09 outubro 2004

Profissões Liberais vs. IRS



Foram divulgados há dias pelo "Semanário Económico" os dados relativos ao pagamento de IRS pelos profissionais liberais no ano de 2003, com base em números da Direcção-Geral de Informática Tributária e Aduaneira.

Os rendimentos médios anuais declarados pelos profissionais liberais são em geral surpreendentes e constituem uma leitura pedagógica. Os médicos dentistas declaram um rendimento anual de 17.867 euros; os advogados, 10.864; os veterinários, 10.255; arquitectos, 9277; técnicos oficiais de contas, 8382; engenheiros, 8581; etc. Trata-se de rendimentos anuais brutos, sublinhe-se.

Os números fornecem uma surpresa suplementar: os rendimentos médios declarados (e, consequentemente, a contribuição média para o IRS) dos profissionais liberais desceram mesmo em relação ao ano anterior, 2002, sendo os advogados, os médicos e os arquitectos aqueles que registaram as maiores descidas.

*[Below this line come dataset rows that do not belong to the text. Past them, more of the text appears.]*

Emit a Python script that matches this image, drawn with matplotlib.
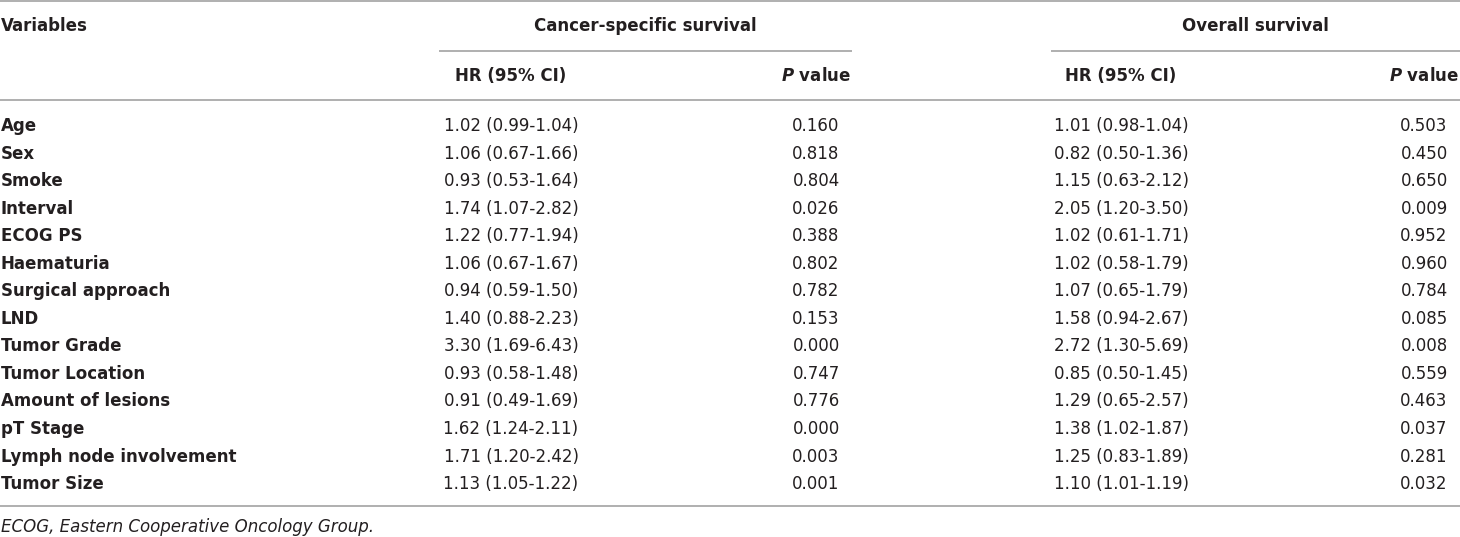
import matplotlib
matplotlib.use("Agg")
import matplotlib.pyplot as plt

plt.rcParams['font.family'] = ['DejaVu Sans']
plt.rcParams['mathtext.fontset'] = 'custom'
plt.rcParams['mathtext.it'] = 'DejaVu Sans:italic:bold'
plt.rcParams['mathtext.rm'] = 'DejaVu Sans:bold'

# table data
variables = ["Age", "Sex", "Smoke", "Interval", "ECOG PS", "Haematuria",
             "Surgical approach", "LND", "Tumor Grade", "Tumor Location",
             "Amount of lesions", "pT Stage", "Lymph node involvement", "Tumor Size"]
css_hr = ["1.02 (0.99-1.04)", "1.06 (0.67-1.66)", "0.93 (0.53-1.64)", "1.74 (1.07-2.82)",
          "1.22 (0.77-1.94)", "1.06 (0.67-1.67)", "0.94 (0.59-1.50)", "1.40 (0.88-2.23)",
          "3.30 (1.69-6.43)", "0.93 (0.58-1.48)", "0.91 (0.49-1.69)", "1.62 (1.24-2.11)",
          "1.71 (1.20-2.42)", "1.13 (1.05-1.22)"]
css_p = ["0.160", "0.818", "0.804", "0.026", "0.388", "0.802", "0.782", "0.153",
         "0.000", "0.747", "0.776", "0.000", "0.003", "0.001"]
os_hr = ["1.01 (0.98-1.04)", "0.82 (0.50-1.36)", "1.15 (0.63-2.12)", "2.05 (1.20-3.50)",
         "1.02 (0.61-1.71)", "1.02 (0.58-1.79)", "1.07 (0.65-1.79)", "1.58 (0.94-2.67)",
         "2.72 (1.30-5.69)", "0.85 (0.50-1.45)", "1.29 (0.65-2.57)", "1.38 (1.02-1.87)",
         "1.25 (0.83-1.89)", "1.10 (1.01-1.19)"]
os_p = ["0.503", "0.450", "0.650", "0.009", "0.952", "0.960", "0.784", "0.085",
        "0.008", "0.559", "0.463", "0.037", "0.281", "0.032"]
groups = ["Cancer-specific survival", "Overall survival"]
footnote = "ECOG, Eastern Cooperative Oncology Group."

W, H = 1460, 537
fig = plt.figure(figsize=(W / 100, H / 100), dpi=100)
ax = fig.add_axes([0, 0, 1, 1])
ax.set_xlim(0, W)
ax.set_ylim(H, 0)
ax.axis('off')

fs = 12
txt = '#231f20'
rule = '#9a9a9a'

# column centres (pixels)
col_x = [511, 816, 1121, 1424]
span = [(439, 852), (1051, 1460)]
row0, row_h = 126, 27.55

# rules
for y in (1, 100, 506):
    ax.plot([0, W], [y, y], color=rule, lw=1.1, solid_capstyle='butt')
for x0, x1 in span:
    ax.plot([x0, x1], [50.5, 50.5], color=rule, lw=1.1, solid_capstyle='butt')

# header
ax.text(1, 26, "Variables", fontsize=fs, fontweight='bold', color=txt, va='center')
for (x0, x1), g in zip(span, groups):
    ax.text((x0 + x1) / 2, 26, g, fontsize=fs, fontweight='bold', color=txt,
            ha='center', va='center')
for i, cx in enumerate(col_x):
    label = "HR (95% CI)" if i % 2 == 0 else "$P$ value"
    ax.text(cx, 76, label, fontsize=fs, fontweight='bold', color=txt,
            ha='center', va='center')

# body
for i, v in enumerate(variables):
    y = row0 + i * row_h
    ax.text(1, y, v, fontsize=fs, fontweight='bold', color=txt, va='center')
    for cx, col in zip(col_x, (css_hr, css_p, os_hr, os_p)):
        ax.text(cx, y, col[i], fontsize=fs, color=txt, ha='center', va='center')

ax.text(1, 527, footnote, fontsize=fs, style='italic', color=txt, va='center')

fig.savefig("out.png", dpi=100)
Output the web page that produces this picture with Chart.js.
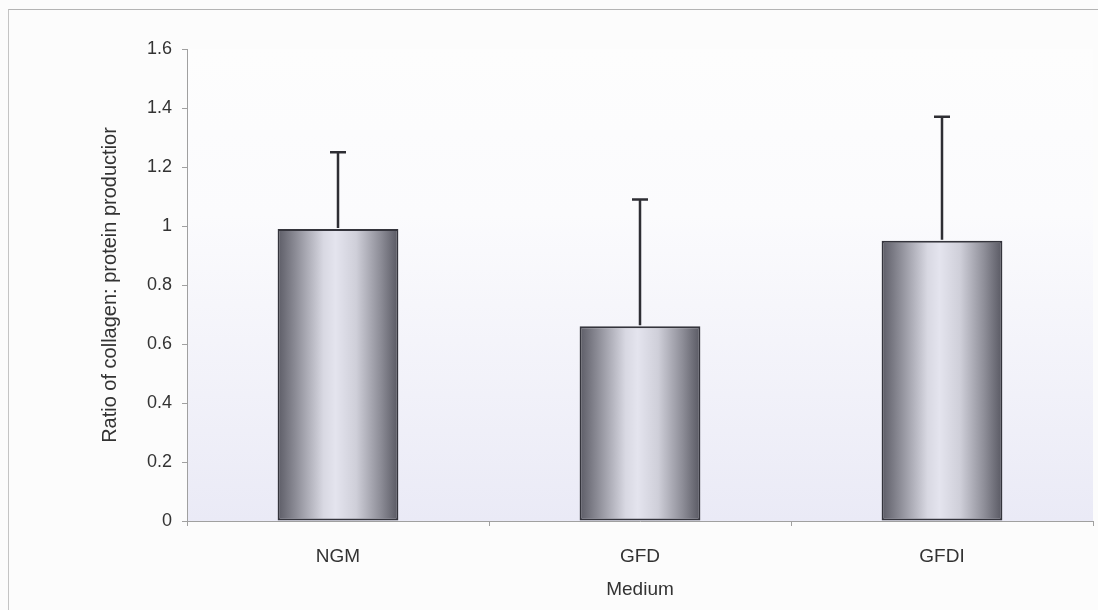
<!DOCTYPE html>
<html><head><meta charset="utf-8">
<script src="https://cdn.jsdelivr.net/npm/chart.js@4"></script>
<style>
html,body{margin:0;padding:0;background:#fcfcfc;}
#wrap{position:relative;width:1098px;height:610px;overflow:hidden;}
#frame{position:absolute;left:8px;top:9px;width:1200px;height:700px;border-top:1px solid #b4b4b4;border-left:1px solid #c4c4c4;}
canvas{position:absolute;left:0;top:0;}
</style></head><body>
<div id="wrap"><div id="frame"></div><canvas id="c" width="1098" height="610"></canvas></div>
<script>
const categories = ['NGM', 'GFD', 'GFDI'];
const ratioValues = [0.99, 0.66, 0.95];
const errorValues = [0.26, 0.43, 0.42];
const yTickLabels = ['0', '0.2', '0.4', '0.6', '0.8', '1', '1.2', '1.4', '1.6'];
const yTitle = 'Ratio of collagen: protein productior';
const xTitle = 'Medium';

const FONT = "'Liberation Sans', Arial, sans-serif";

const bgPlugin = {
  id: 'plotBg',
  beforeDraw(chart) {
    const a = chart.chartArea; if (!a) return;
    const c = chart.ctx;
    const g = c.createLinearGradient(0, a.top, 0, a.bottom);
    g.addColorStop(0, '#fdfdfd');
    g.addColorStop(0.35, '#fbfbfd');
    g.addColorStop(1, '#eaeaf6');
    c.save(); c.fillStyle = g; c.fillRect(a.left, a.top, a.right - a.left, a.bottom - a.top); c.restore();
  }
};

const errPlugin = {
  id: 'errBars',
  afterDatasetsDraw(chart) {
    const meta = chart.getDatasetMeta(0);
    const ys = chart.scales.y;
    const c = chart.ctx;
    c.save();
    c.strokeStyle = '#2e2e34';
    c.lineWidth = 2.5;
    meta.data.forEach((bar, i) => {
      const v = ratioValues[i], e = errorValues[i];
      const y0 = ys.getPixelForValue(v);
      const y1 = ys.getPixelForValue(v + e);
      c.beginPath();
      c.moveTo(bar.x, y0 - 1); c.lineTo(bar.x, y1);
      c.moveTo(bar.x - 8, y1); c.lineTo(bar.x + 8, y1);
      c.stroke();
    });
    c.restore();
  }
};

new Chart(document.getElementById('c'), {
  type: 'bar',
  data: {
    labels: categories,
    datasets: [{
      data: ratioValues,
      barPercentage: 0.4,
      categoryPercentage: 1.0,
      borderWidth: 2,
      borderColor: '#34343c',
      borderSkipped: false,
      backgroundColor: (ctx) => {
        const chart = ctx.chart; const xs = chart.scales.x;
        if (!xs || !chart.chartArea || ctx.dataIndex === undefined) return '#aaaab4';
        const cx = xs.getPixelForValue(ctx.dataIndex);
        const w = xs.width / categories.length * 0.4;
        const g = chart.ctx.createLinearGradient(cx - w / 2, 0, cx + w / 2, 0);
        g.addColorStop(0, '#5c5c66');
        g.addColorStop(0.15, '#8c8c96');
        g.addColorStop(0.38, '#d8d8e2');
        g.addColorStop(0.48, '#e4e4ee');
        g.addColorStop(0.65, '#cfcfd9');
        g.addColorStop(0.85, '#8e8e98');
        g.addColorStop(1, '#585862');
        return g;
      }
    }]
  },
  options: {
    responsive: false,
    animation: false,
    devicePixelRatio: 1,
    layout: { padding: { top: 49, right: 5, bottom: 0, left: 0 } },
    plugins: { legend: { display: false }, tooltip: { enabled: false } },
    scales: {
      x: {
        grid: { display: true, offset: true, drawOnChartArea: false, drawTicks: true, tickLength: 5, color: '#a0a0a0' },
        border: { color: '#a0a0a0', width: 1 },
        ticks: { color: '#333', font: { family: FONT, size: 19 }, padding: 19 },
        title: { display: true, text: xTitle, color: '#333', font: { family: FONT, size: 19 }, padding: { top: 0, bottom: 9 } },
        afterFit(s) { s.height = 89; }
      },
      y: {
        min: 0, max: 1.6,
        ticks: { stepSize: 0.2, color: '#333', font: { family: FONT, size: 18 }, padding: 10,
          callback: (v, i) => yTickLabels[i] },
        grid: { display: true, drawOnChartArea: false, drawTicks: true, tickLength: 5, color: '#a0a0a0' },
        border: { color: '#a0a0a0', width: 1 },
        title: { display: true, text: yTitle, color: '#333', font: { family: FONT, size: 20 }, padding: { top: 98, bottom: 0 } },
        afterFit(s) { s.width = 187; }
      }
    }
  },
  plugins: [bgPlugin, errPlugin]
});
</script>
</body></html>
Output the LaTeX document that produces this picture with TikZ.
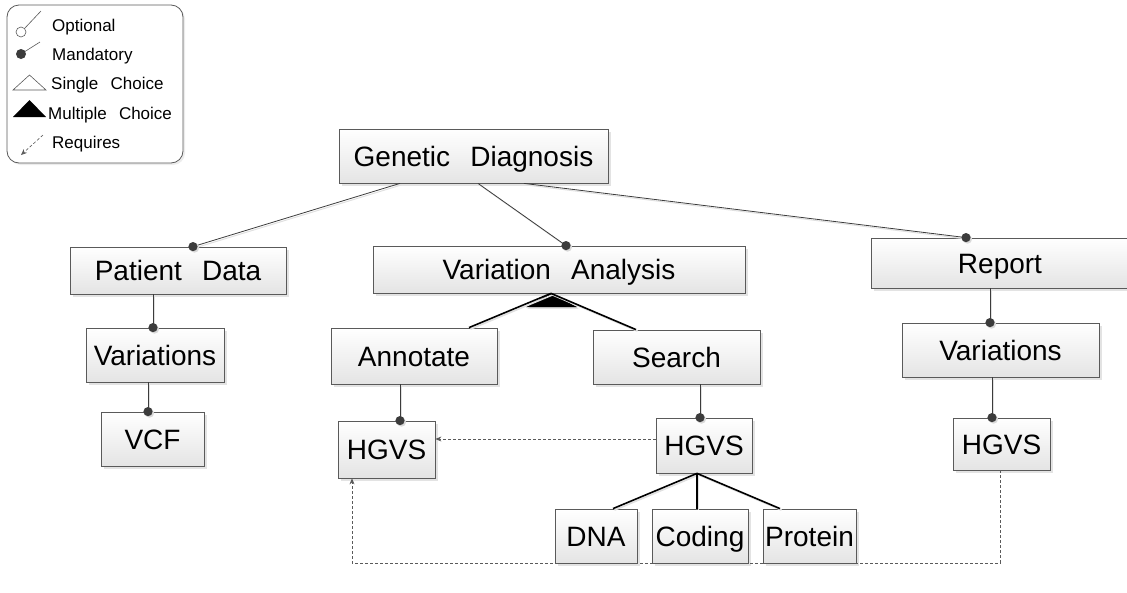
\documentclass[tikz,border=0pt]{standalone}
\usepackage{fontspec}
\setmainfont{Liberation Sans}
\usetikzlibrary{shadows,arrows.meta}
\definecolor{edgegray}{HTML}{5A5A5A}
\definecolor{dotgray}{HTML}{3C3C3C}
\definecolor{boxbot}{HTML}{E4E4E4}
\newcommand\gap{\hspace{0.72em}}
\tikzset{
  feat/.style={draw=edgegray, line width=0.8pt, rectangle, inner sep=0pt,
    top color=white, bottom color=boxbot,
    text height=20pt, text depth=0pt,
    drop shadow={opacity=0.22, shadow xshift=3pt, shadow yshift=-3pt},
    font=\fontsize{28}{32}\selectfont},
  conn/.style={draw=dotgray, line width=0.8pt,
    preaction={draw=black!12, line width=1pt, transform canvas={shift={(1.5pt,-1.5pt)}}}},
  choice/.style={draw=black, line width=1.6pt,
    preaction={draw=black!12, line width=1.6pt, transform canvas={shift={(1.5pt,-1.5pt)}}}},
  req/.style={draw=edgegray, line width=0.7pt, dash pattern=on 3pt off 2pt,
    -{Stealth[length=6pt,width=5pt]}},
  mdot/.style={fill=dotgray},
  legtext/.style={anchor=west, inner sep=0pt, text height=12.2pt, text depth=0pt,
    font=\fontsize{17}{19}\selectfont},
}
\newcommand\mand[1]{%
  \fill[black!15] ([shift={(1.5pt,-1.5pt)}]#1) circle (4.6);
  \fill[mdot] (#1) circle (4.6);}
\begin{document}
\begin{tikzpicture}[x=1pt,y=-1pt]
\useasboundingbox (0,0) rectangle (1127,592);

% legend
\draw[draw=edgegray, line width=0.8pt, rounded corners=12pt, fill=white,
  drop shadow={opacity=0.15, shadow xshift=2pt, shadow yshift=-2pt}]
  (7,5) rectangle (183,163);
\draw[edgegray, line width=0.6pt] (24.5,28.5) -- (41,11);
\draw[edgegray, line width=0.6pt, fill=white] (21,32) circle (5);
\node[legtext] (lopt) at (52,25) {Optional};
\draw[edgegray, line width=0.6pt] (21,54) -- (40,42);
\fill[dotgray] (21,54) circle (5);
\node[legtext] (lman) at (52,54) {Mandatory};
\draw[edgegray, line width=0.6pt, fill=white] (13,90) -- (46,90) -- (29.5,75) -- cycle;
\node[legtext] (lsin) at (51,83) {Single\gap Choice};
\fill[black] (13,117) -- (46,117) -- (29.5,100) -- cycle;
\node[legtext] (lmul) at (48,113) {Multiple\gap Choice};
\draw[req, line width=0.6pt] (43,135) -- (21,155);
\node[legtext] (lreq) at (52,142) {Requires};

% feature boxes
\node[feat, minimum width=269, minimum height=54] (gd) at (473.5,156) {Genetic\gap Diagnosis};
\node[feat, minimum width=216, minimum height=47] (pd) at (178,270.5) {Patient\gap Data};
\node[feat, minimum width=372, minimum height=47] (va) at (559,269.5) {Variation\gap Analysis};
\node[feat, minimum width=258, minimum height=50] (rep) at (1000,263) {Report};
\node[feat, minimum width=138, minimum height=54] (varL) at (155,355) {Variations};
\node[feat, minimum width=103, minimum height=54] (vcf) at (152.5,439) {VCF};
\node[feat, minimum width=166, minimum height=56] (ann) at (414,356) {Annotate};
\node[feat, minimum width=167, minimum height=54] (sea) at (676.5,357) {Search};
\node[feat, minimum width=97, minimum height=57] (hL) at (386.5,449.5) {HGVS};
\node[feat, minimum width=96, minimum height=55] (hM) at (704,445.5) {HGVS};
\node[feat, minimum width=197, minimum height=54] (varR) at (1000.5,350) {Variations};
\node[feat, minimum width=97, minimum height=52] (hR) at (1001.5,444) {HGVS};
\node[feat, minimum width=82, minimum height=54] (dna) at (596,536) {DNA};
\node[feat, minimum width=96, minimum height=54] (cod) at (700,536) {Coding};
\node[feat, minimum width=93, minimum height=54] (pro) at (809.5,536) {Protein};

% mandatory connectors
\draw[conn] (400,0 |- gd.south) -- (193,0 |- pd.north);
\draw[conn] (478,0 |- gd.south) -- (566,0 |- va.north);
\draw[conn] (524,0 |- gd.south) -- (966,0 |- rep.north);
\draw[conn] (153,0 |- pd.south) -- (153,0 |- varL.north);
\draw[conn] (148,0 |- varL.south) -- (148,0 |- vcf.north);
\draw[conn] (400,0 |- ann.south) -- (400,0 |- hL.north);
\draw[conn] (700,0 |- sea.south) -- (700,0 |- hM.north);
\draw[conn] (990,0 |- rep.south) -- (990,0 |- varR.north);
\draw[conn] (992,0 |- varR.south) -- (992,0 |- hR.north);
\mand{193,0 |- pd.north}
\mand{566,0 |- va.north}
\mand{966,0 |- rep.north}
\mand{990,0 |- varR.north}
\mand{153,0 |- varL.north}
\mand{148,0 |- vcf.north}
\mand{400,0 |- hL.north}
\mand{700,0 |- hM.north}
\mand{992,0 |- hR.north}

% multiple choice group under Variation Analysis
\fill[black!15] ([shift={(1.5pt,-1.5pt)}]551,293) -- (527.5,308.5) -- (578.5,308.5) -- cycle;
\fill[black] (551,0 |- va.south) -- (526,307) -- (577,307) -- cycle;
\draw[choice] (469,0 |- ann.north) -- (551,0 |- va.south) -- (636,0 |- sea.north);

% single choice group under the search HGVS
\draw[choice] (613,0 |- dna.north) -- (697,0 |- hM.south) -- (780,0 |- pro.north);
\draw[choice] (697,0 |- hM.south) -- (697,0 |- cod.north);

% requires constraints
\draw[req] (hM.west |- 0,439) -- (hL.east |- 0,439);
\draw[req] (1000,0 |- hR.south) -- (1000,563) -- (352,563) -- (352,0 |- hL.south);
\end{tikzpicture}
\end{document}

Segundo um especialista citado por aquele jornal, Domingues Azevedo, presidente da Câmara dos Técnicos Oficiais de Contas, os profissionais liberais deveriam contribuir com 15 por cento das receitas totais do IRS. De facto, contribuem com apenas 6 por cento e a tendência não é para um aumento dessa contribuição. O que isto significa é que, em média, cada profissional liberal português paga menos de metade do IRS que devia pagar ao Estado, metendo ao bolso, por cada seis euros pagos, nove euros que rouba à comunidade. Rouba mais do que paga, como um talhante que nos vendesse 400 gramas de bife e nos fizesse pagar um quilo. E existem 180.000 destes profissionais liberais que em média nos roubam 600 gramas por quilo. Claro que muitos, talvez a maioria, são cidadãos honestos que ganham de facto muito pouco. Mas o retrato colectivo não melhora por esse facto, pois, quantos mais forem os pobres honestos, mais descarados serão os roubos dos abastados.

O que os números também provam é que os esforços de combate à fraude e à evasão fiscal que têm sido periodicamente anunciados pelos vários governos são eles próprios uma descarada fraude e uma manobra de evasão, tendo sido, das vezes que foram timidamente iniciados, sempre esquecidos e interrompidos.

Quando é possível que um profissional liberal com duas casas e dois carros topo de gama declare rendimentos de 600 euros por mês, anos a fio, sem ser minimamente questionado pelo fisco, isso significa que o sistema não tem nenhuma moralidade.

Como é a mesma declaração de IRS fraudulenta que é usada para avaliar a situação financeira das famílias, o que pode acontecer é que o profissional liberal em questão ainda receba um subsídio do Estado para ajudar a pagar a mensalidade da escola privada onde andam os seus filhos.

Esta é uma das razões por que todas as medidas "moralizadoras" de modulação das taxas moderadoras, conforme o nível económico das famílias, se encontram feridas de uma profunda imoralidade.

Deve dizer-se, em abono da verdade, que os profissionais liberais não são os únicos que fogem ao fisco. Eles são apenas um dos picos de muitos icebergues. Nem o IRS é o único imposto ao qual se foge. Mas eles são um indicador da actual situação de cobrança dos impostos, que protege os mais ricos para concentrar a sua sanha nos trabalhadores por conta de outrem.

Que é possível melhorar a cobrança de impostos todos o sabemos e os especialistas já avançaram todas as medidas necessárias. Que isso não seja feito é algo que só pode explicar-se pela proximidade dos decisores políticos (por razões venais, eleitorais ou outras) ao mesmo mundo que se habituou a gozar do dinheiro que subtrai à comunidade. Bagão Félix diz querer aumentar a justiça do sistema fiscal e a iniquidade é tal que não lhe faltam oportunidades de apresentar serviço. Vamos ver se essa justiça se vai conseguir, como deve, à custa do alargamento da base tributária. A vergonha da situação fiscal dos profissionais liberais seria uma boa oportunidade para o ministro demonstrar as suas intenções.